▶ What needs to be done: Each entry below should be written out exactly as it is, with no pictures.

Source code of charts:
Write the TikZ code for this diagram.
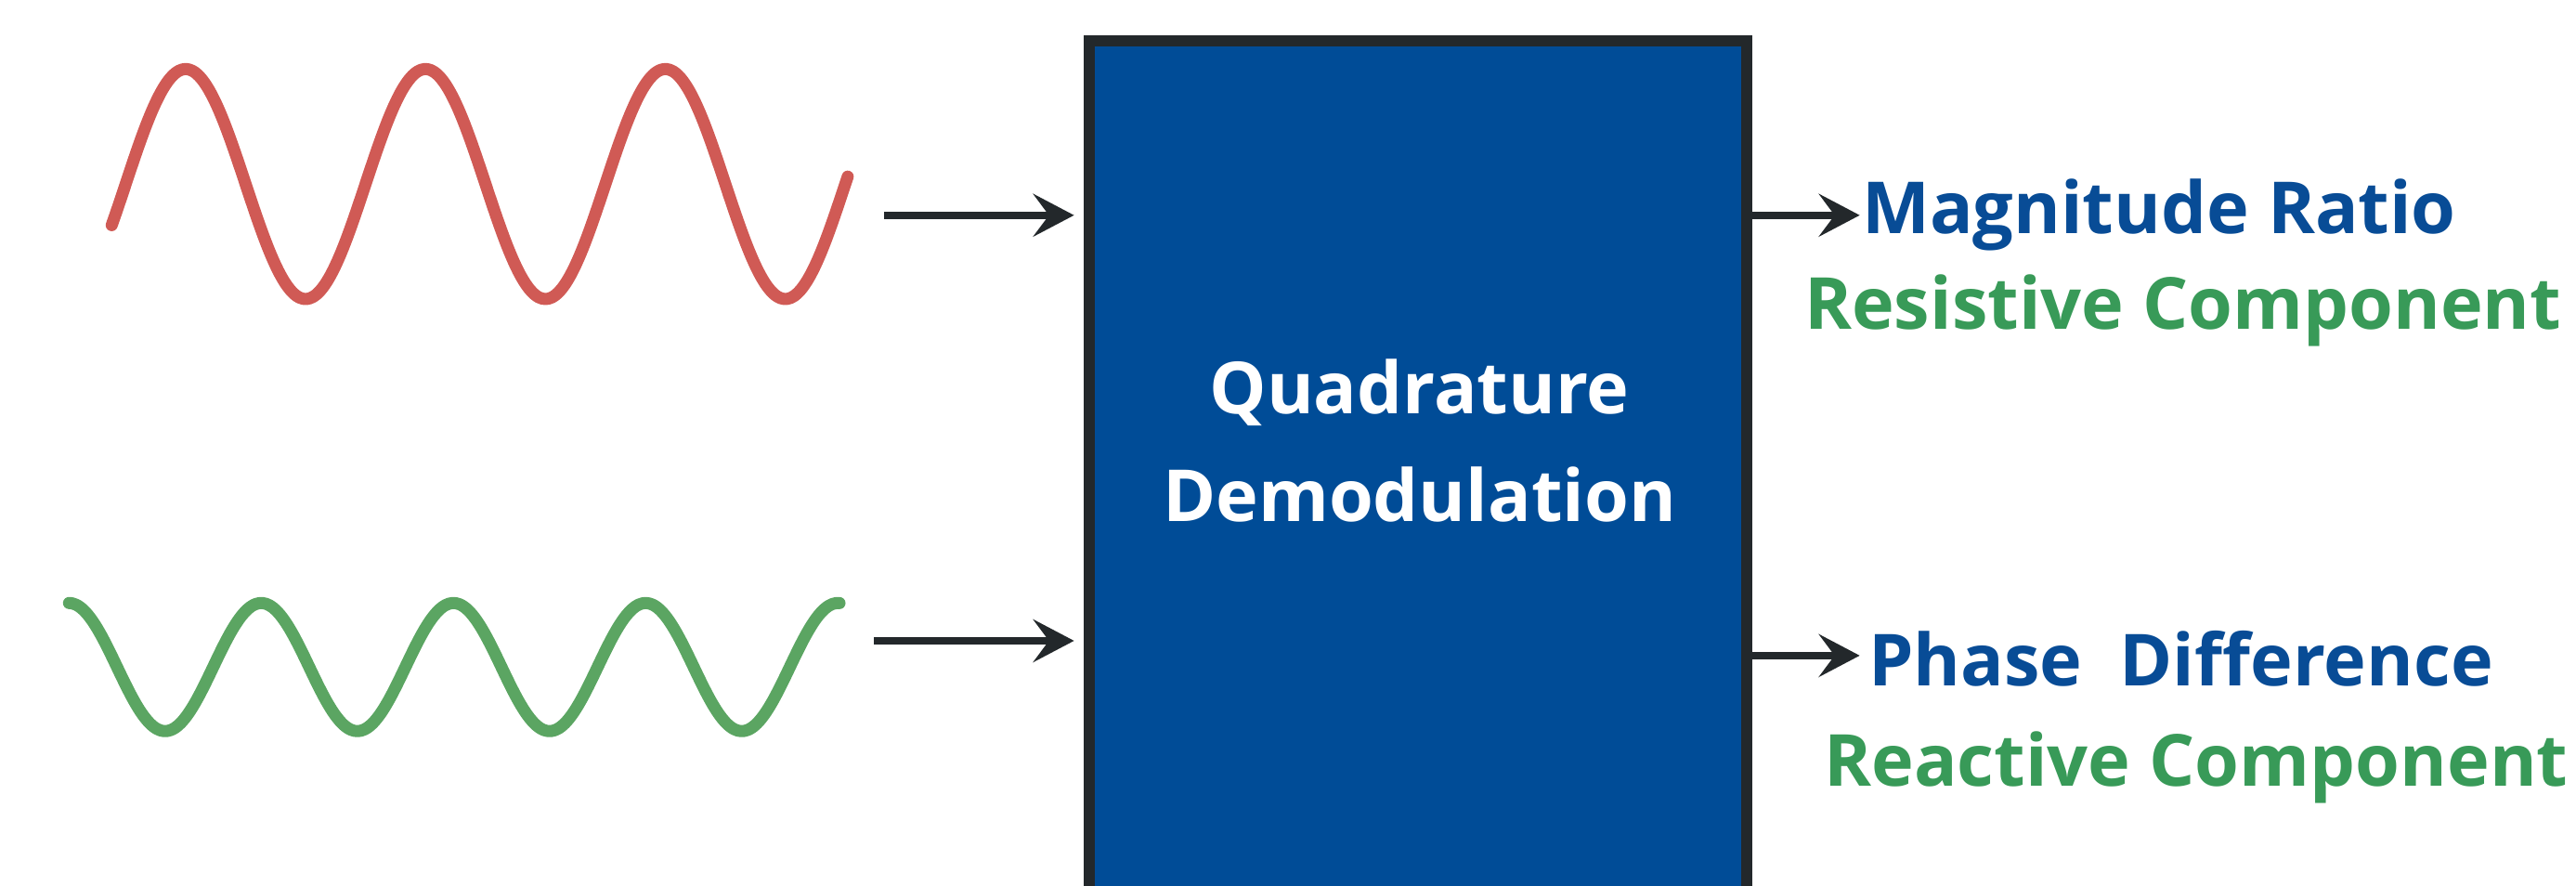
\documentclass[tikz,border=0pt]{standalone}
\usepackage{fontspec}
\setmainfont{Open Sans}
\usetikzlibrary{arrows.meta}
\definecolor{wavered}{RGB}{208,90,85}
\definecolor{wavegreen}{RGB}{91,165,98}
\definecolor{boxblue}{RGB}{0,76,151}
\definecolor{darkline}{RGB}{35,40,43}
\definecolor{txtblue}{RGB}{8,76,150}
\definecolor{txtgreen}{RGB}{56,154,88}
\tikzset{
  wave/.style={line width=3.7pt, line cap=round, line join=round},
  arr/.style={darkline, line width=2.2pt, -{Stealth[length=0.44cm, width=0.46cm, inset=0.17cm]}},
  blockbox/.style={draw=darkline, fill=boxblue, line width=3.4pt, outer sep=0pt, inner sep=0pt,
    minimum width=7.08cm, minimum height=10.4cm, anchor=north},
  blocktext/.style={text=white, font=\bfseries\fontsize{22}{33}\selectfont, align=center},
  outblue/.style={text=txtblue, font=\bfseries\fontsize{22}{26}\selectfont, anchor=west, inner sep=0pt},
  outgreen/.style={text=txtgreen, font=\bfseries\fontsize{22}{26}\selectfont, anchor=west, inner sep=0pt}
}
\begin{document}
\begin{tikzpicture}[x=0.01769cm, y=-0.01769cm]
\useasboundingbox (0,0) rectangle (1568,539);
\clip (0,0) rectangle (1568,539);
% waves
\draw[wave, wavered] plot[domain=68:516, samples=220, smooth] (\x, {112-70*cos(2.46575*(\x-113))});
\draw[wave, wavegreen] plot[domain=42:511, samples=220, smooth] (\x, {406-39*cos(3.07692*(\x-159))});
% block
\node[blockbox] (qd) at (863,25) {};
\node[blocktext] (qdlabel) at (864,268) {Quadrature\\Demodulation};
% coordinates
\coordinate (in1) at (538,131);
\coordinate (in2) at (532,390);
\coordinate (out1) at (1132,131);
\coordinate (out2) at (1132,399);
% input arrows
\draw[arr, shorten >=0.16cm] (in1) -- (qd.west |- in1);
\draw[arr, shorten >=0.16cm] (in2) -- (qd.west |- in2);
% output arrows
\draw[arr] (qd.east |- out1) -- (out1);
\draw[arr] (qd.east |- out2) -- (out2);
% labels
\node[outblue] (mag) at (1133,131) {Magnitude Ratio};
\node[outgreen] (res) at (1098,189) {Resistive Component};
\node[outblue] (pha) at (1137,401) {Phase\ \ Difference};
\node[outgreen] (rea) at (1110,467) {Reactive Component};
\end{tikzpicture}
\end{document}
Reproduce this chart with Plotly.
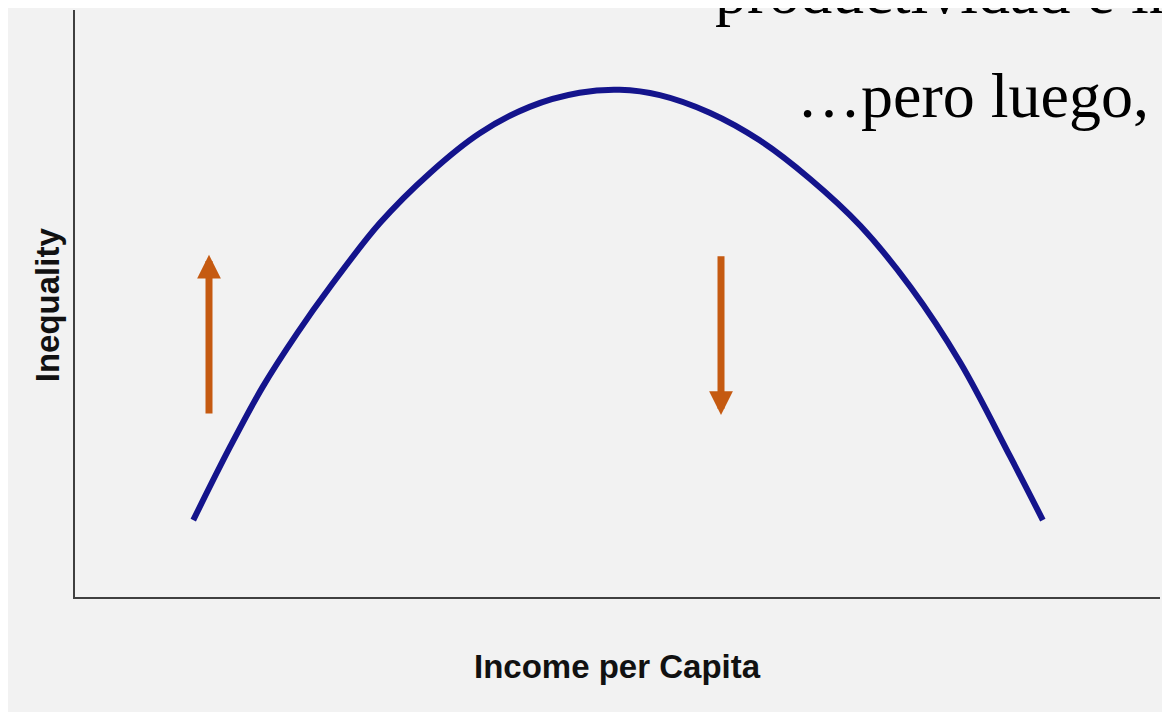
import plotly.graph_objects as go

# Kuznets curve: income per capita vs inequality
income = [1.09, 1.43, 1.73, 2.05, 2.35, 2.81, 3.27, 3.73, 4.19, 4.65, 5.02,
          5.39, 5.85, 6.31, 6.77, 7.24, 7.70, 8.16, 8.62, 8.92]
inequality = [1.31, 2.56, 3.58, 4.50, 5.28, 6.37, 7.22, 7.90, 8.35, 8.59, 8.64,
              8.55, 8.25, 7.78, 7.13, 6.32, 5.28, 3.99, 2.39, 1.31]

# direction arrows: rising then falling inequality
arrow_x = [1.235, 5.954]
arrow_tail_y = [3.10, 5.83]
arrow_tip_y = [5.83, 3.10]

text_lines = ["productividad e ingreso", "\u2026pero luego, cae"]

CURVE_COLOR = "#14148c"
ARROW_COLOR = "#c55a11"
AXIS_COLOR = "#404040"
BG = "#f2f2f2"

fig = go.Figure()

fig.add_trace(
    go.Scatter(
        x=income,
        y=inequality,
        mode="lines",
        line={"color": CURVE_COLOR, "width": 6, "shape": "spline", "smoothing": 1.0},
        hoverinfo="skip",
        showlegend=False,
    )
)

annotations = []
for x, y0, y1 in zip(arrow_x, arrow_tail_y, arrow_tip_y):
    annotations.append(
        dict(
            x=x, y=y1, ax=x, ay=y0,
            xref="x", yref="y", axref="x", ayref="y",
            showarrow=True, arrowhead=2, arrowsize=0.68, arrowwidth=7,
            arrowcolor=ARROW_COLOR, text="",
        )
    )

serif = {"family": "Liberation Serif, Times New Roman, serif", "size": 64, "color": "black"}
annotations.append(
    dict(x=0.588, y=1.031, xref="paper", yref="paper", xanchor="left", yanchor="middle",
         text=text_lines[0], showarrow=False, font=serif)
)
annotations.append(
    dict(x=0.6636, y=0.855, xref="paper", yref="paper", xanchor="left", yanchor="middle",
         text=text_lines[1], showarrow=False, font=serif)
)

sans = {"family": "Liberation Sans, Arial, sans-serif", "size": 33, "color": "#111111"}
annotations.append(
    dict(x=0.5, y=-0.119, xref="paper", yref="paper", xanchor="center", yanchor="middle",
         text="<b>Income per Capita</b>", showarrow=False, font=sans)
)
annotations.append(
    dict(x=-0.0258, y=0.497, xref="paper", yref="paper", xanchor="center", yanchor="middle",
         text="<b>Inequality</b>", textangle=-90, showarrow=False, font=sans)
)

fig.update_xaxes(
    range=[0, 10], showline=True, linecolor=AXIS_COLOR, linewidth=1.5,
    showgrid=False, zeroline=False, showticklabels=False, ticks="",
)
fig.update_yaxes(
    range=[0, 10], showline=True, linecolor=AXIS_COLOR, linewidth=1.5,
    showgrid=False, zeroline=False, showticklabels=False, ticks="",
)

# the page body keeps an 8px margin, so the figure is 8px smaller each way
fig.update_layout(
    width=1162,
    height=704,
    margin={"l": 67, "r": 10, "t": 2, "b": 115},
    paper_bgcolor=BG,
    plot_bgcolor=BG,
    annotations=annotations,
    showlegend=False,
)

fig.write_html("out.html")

▶ Final result:
Write the TikZ code for this diagram.
\documentclass[tikz,border=0pt]{standalone}
\usepackage{fontspec}
\setmainfont{Open Sans}
\usetikzlibrary{arrows.meta}
\definecolor{wavered}{RGB}{208,90,85}
\definecolor{wavegreen}{RGB}{91,165,98}
\definecolor{boxblue}{RGB}{0,76,151}
\definecolor{darkline}{RGB}{35,40,43}
\definecolor{txtblue}{RGB}{8,76,150}
\definecolor{txtgreen}{RGB}{56,154,88}
\tikzset{
  wave/.style={line width=3.7pt, line cap=round, line join=round},
  arr/.style={darkline, line width=2.2pt, -{Stealth[length=0.44cm, width=0.46cm, inset=0.17cm]}},
  blockbox/.style={draw=darkline, fill=boxblue, line width=3.4pt, outer sep=0pt, inner sep=0pt,
    minimum width=7.08cm, minimum height=10.4cm, anchor=north},
  blocktext/.style={text=white, font=\bfseries\fontsize{22}{33}\selectfont, align=center},
  outblue/.style={text=txtblue, font=\bfseries\fontsize{22}{26}\selectfont, anchor=west, inner sep=0pt},
  outgreen/.style={text=txtgreen, font=\bfseries\fontsize{22}{26}\selectfont, anchor=west, inner sep=0pt}
}
\begin{document}
\begin{tikzpicture}[x=0.01769cm, y=-0.01769cm]
\useasboundingbox (0,0) rectangle (1568,539);
\clip (0,0) rectangle (1568,539);
% waves
\draw[wave, wavered] plot[domain=68:516, samples=220, smooth] (\x, {112-70*cos(2.46575*(\x-113))});
\draw[wave, wavegreen] plot[domain=42:511, samples=220, smooth] (\x, {406-39*cos(3.07692*(\x-159))});
% block
\node[blockbox] (qd) at (863,25) {};
\node[blocktext] (qdlabel) at (864,268) {Quadrature\\Demodulation};
% coordinates
\coordinate (in1) at (538,131);
\coordinate (in2) at (532,390);
\coordinate (out1) at (1132,131);
\coordinate (out2) at (1132,399);
% input arrows
\draw[arr, shorten >=0.16cm] (in1) -- (qd.west |- in1);
\draw[arr, shorten >=0.16cm] (in2) -- (qd.west |- in2);
% output arrows
\draw[arr] (qd.east |- out1) -- (out1);
\draw[arr] (qd.east |- out2) -- (out2);
% labels
\node[outblue] (mag) at (1133,131) {Magnitude Ratio};
\node[outgreen] (res) at (1098,189) {Resistive Component};
\node[outblue] (pha) at (1137,401) {Phase\ \ Difference};
\node[outgreen] (rea) at (1110,467) {Reactive Component};
\end{tikzpicture}
\end{document}
Reproduce this chart with Plotly.
import plotly.graph_objects as go

# Kuznets curve: income per capita vs inequality
income = [1.09, 1.43, 1.73, 2.05, 2.35, 2.81, 3.27, 3.73, 4.19, 4.65, 5.02,
          5.39, 5.85, 6.31, 6.77, 7.24, 7.70, 8.16, 8.62, 8.92]
inequality = [1.31, 2.56, 3.58, 4.50, 5.28, 6.37, 7.22, 7.90, 8.35, 8.59, 8.64,
              8.55, 8.25, 7.78, 7.13, 6.32, 5.28, 3.99, 2.39, 1.31]

# direction arrows: rising then falling inequality
arrow_x = [1.235, 5.954]
arrow_tail_y = [3.10, 5.83]
arrow_tip_y = [5.83, 3.10]

text_lines = ["productividad e ingreso", "\u2026pero luego, cae"]

CURVE_COLOR = "#14148c"
ARROW_COLOR = "#c55a11"
AXIS_COLOR = "#404040"
BG = "#f2f2f2"

fig = go.Figure()

fig.add_trace(
    go.Scatter(
        x=income,
        y=inequality,
        mode="lines",
        line={"color": CURVE_COLOR, "width": 6, "shape": "spline", "smoothing": 1.0},
        hoverinfo="skip",
        showlegend=False,
    )
)

annotations = []
for x, y0, y1 in zip(arrow_x, arrow_tail_y, arrow_tip_y):
    annotations.append(
        dict(
            x=x, y=y1, ax=x, ay=y0,
            xref="x", yref="y", axref="x", ayref="y",
            showarrow=True, arrowhead=2, arrowsize=0.68, arrowwidth=7,
            arrowcolor=ARROW_COLOR, text="",
        )
    )

serif = {"family": "Liberation Serif, Times New Roman, serif", "size": 64, "color": "black"}
annotations.append(
    dict(x=0.588, y=1.031, xref="paper", yref="paper", xanchor="left", yanchor="middle",
         text=text_lines[0], showarrow=False, font=serif)
)
annotations.append(
    dict(x=0.6636, y=0.855, xref="paper", yref="paper", xanchor="left", yanchor="middle",
         text=text_lines[1], showarrow=False, font=serif)
)

sans = {"family": "Liberation Sans, Arial, sans-serif", "size": 33, "color": "#111111"}
annotations.append(
    dict(x=0.5, y=-0.119, xref="paper", yref="paper", xanchor="center", yanchor="middle",
         text="<b>Income per Capita</b>", showarrow=False, font=sans)
)
annotations.append(
    dict(x=-0.0258, y=0.497, xref="paper", yref="paper", xanchor="center", yanchor="middle",
         text="<b>Inequality</b>", textangle=-90, showarrow=False, font=sans)
)

fig.update_xaxes(
    range=[0, 10], showline=True, linecolor=AXIS_COLOR, linewidth=1.5,
    showgrid=False, zeroline=False, showticklabels=False, ticks="",
)
fig.update_yaxes(
    range=[0, 10], showline=True, linecolor=AXIS_COLOR, linewidth=1.5,
    showgrid=False, zeroline=False, showticklabels=False, ticks="",
)

# the page body keeps an 8px margin, so the figure is 8px smaller each way
fig.update_layout(
    width=1162,
    height=704,
    margin={"l": 67, "r": 10, "t": 2, "b": 115},
    paper_bgcolor=BG,
    plot_bgcolor=BG,
    annotations=annotations,
    showlegend=False,
)

fig.write_html("out.html")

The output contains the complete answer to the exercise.